The Obama Administration is moving towards an announcement before or during the visit by the President to the Republic of Cuba on 21/22 March 2016.
One immediate result will be the removal of the 10% special exchange fee imposed upon visitors to the Republic of Cuba who are changing United States Dollars to Convertible Pesos. This special exchange fee was imposed by the government of the Republic of Cuba for financial actions taken by the government of the United States.
As of 2 March 2016, a visitor exchanging US$100.00 at an airport, bank or hotel would receive CUC 87.30. NOTE: sometimes, the .30 is not provided, so important to ask for it; otherwise, an airport, bank or hotel keeps it- free money, unreported.
Without the 10% special exchange fee, a visitor exchanging US$100.00 at an airport, bank or hotel could be approximately CUC 97.30. A 3.3% exchange rate fee would still be too high.

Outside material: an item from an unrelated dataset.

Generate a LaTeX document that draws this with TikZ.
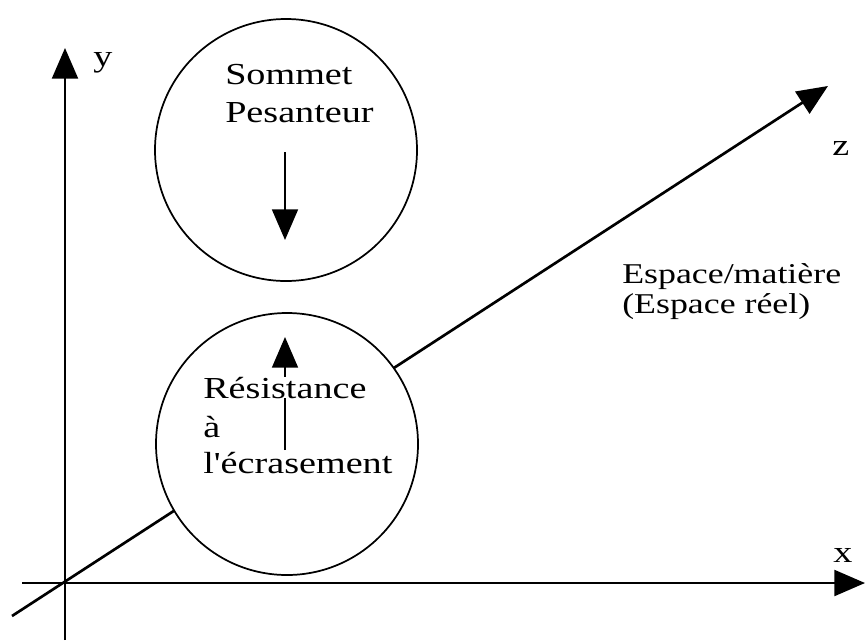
\documentclass[tikz,border=0pt]{standalone}
\usepackage{fontspec}
\setmainfont{Liberation Serif}[FakeStretch=1.25,Ligatures=TeXOff]
\usetikzlibrary{arrows.meta}
\begin{document}
\begin{tikzpicture}[x=0.75pt,y=-0.75pt,
  bigtri/.tip={Triangle[length=23pt,width=19.5pt]},
  axisline/.style={line width=1.6pt,-bigtri},
  zline/.style={line width=2pt,-bigtri},
  forcearrow/.style={line width=1.3pt,-bigtri},
  ball/.style={circle,draw,fill=white,line width=1.3pt,minimum size=196.5pt,inner sep=0pt},
  lbl/.style={anchor=base west,inner sep=0pt,font=\fontsize{22.9pt}{28pt}\selectfont},
  lblsmall/.style={anchor=base west,inner sep=0pt,font=\fontsize{21.5pt}{26pt}\selectfont}]
\useasboundingbox (0,0) rectangle (867,640);
% axes
\coordinate (ybot) at (65,640);
\coordinate (ytop) at (65,48);
\coordinate (xleft) at (22,583);
\coordinate (xright) at (865,583);
\coordinate (zleft) at (12,616);
\coordinate (ztop) at (828,86);
\draw[axisline] (ybot) -- (ytop);
\draw[axisline] (xleft) -- (xright);
\draw[zline] (zleft) -- (ztop);
% axis labels
\node[lbl] (ylab) at (93,66) {y};
\node[lbl] (zlab) at (832,155) {z};
\node[lbl] (xlab) at (833,562) {x};
% circles
\node[ball] (upper) at (286,150) {};
\node[ball] (lower) at (287,444) {};
% force arrows
\coordinate (dstart) at (285,152);
\coordinate (dend) at (285,240);
\coordinate (ustart) at (285,450);
\coordinate (uend) at (285,337);
\draw[forcearrow] (dstart) -- (dend);
\draw[forcearrow] (ustart) -- (uend);
% texts
\node[lbl] (t1) at (225,84) {Sommet};
\node[lbl] (t2) at (225,122) {Pesanteur};
\node[lbl,fill=white] (t3) at (203,398) {Résistance};
\node[lbl] (t4) at (203,437) {à};
\node[lbl] (t5) at (203,473) {l'écrasement};
\node[lblsmall] (t6) at (622,283) {Espace/matière};
\node[lblsmall] (t7) at (622,313) {(Espace réel)};
\end{tikzpicture}
\end{document}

For the government of the Republic of Cuba, the removal of restrictions upon the use of the United States Dollar for international transactions would have immediate value by lowering its costs of commercial engagement primarily as governments, financial institutions (including International Monetary Fund and World Bank) and companies would have fewer compliance issues and transactions would become less onerous.
The removal of the restrictions would, or should, also increase pressure upon the government of the Republic of Cuba to authorize at least some commercial engagement permitted under initiatives created by the Obama Administration in 2015 and in 2016.